In a decision made upon the Internet Society Israel Chapter petition,the Court for Administrative Affairs in Tel-Aviv, Israel held that the police had no authority to order Internet service providers to block access to gambling websites.
Accordingly, the blocking orders issued by the Chief of Police for the District of Tel-Aviv were declared to be null and void (The Internet Society Israel Chapter (ISOC-IL) v. Chief of Police for the District of Tel Aviv, AA 45606-10-10 (Mar. 2, 2012)).
ISOC-IL developed its petition in the interests of Israeli web-users and the general public after an August 2010 police order to block access to eight gambling websites operating outside Israel. While ISPs complied with the orders and the Israel chapter of the Internet Society brought a petition against the district chief, in the interests of Israeli web users and the general public.
The Israeli Criminal Law 5737-1977 provides that arranging and conducting of gambling is illegal and a criminal offence. Section 229 of the Law permits the District Chief to order the closure of any illegal gaming, lottery, or gambling venue.

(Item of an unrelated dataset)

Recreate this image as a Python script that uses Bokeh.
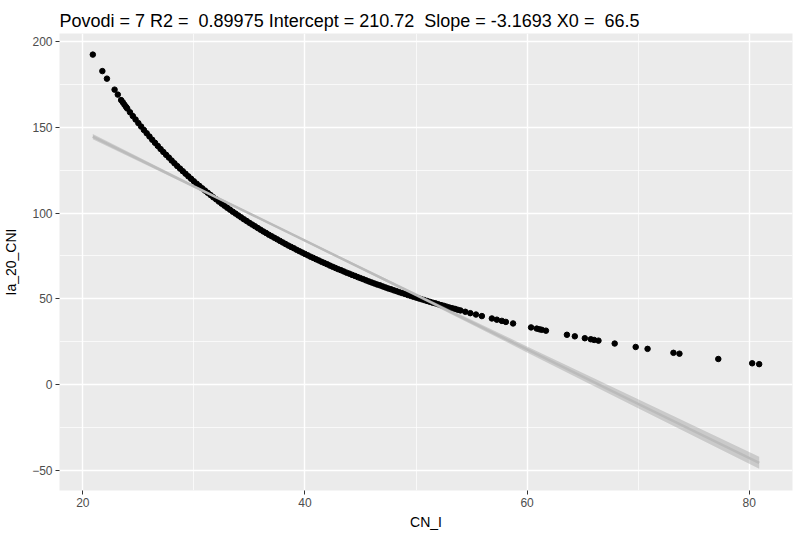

Judge Michal Rubenstein held that the free flow of information on the Internet and its accessibility to people worldwide is crucial to exercising the constitutional right of access to information.
The Internet Society is committed to ensuring the continuation of an open, global and accessible Internet, which can serve as an instrumental tool in sustaining people’s aspirations for freedom and social development.
The Court acknowledged that certain information on the Internet may have no or negative social value. However, such information was held to be information within the ambit of protection of the freedom of expression.
The Internet Society views the Internet as an enabler for the realization of a wide range of Human Rights, such as the right to freedom of expression and opinion and the right to association.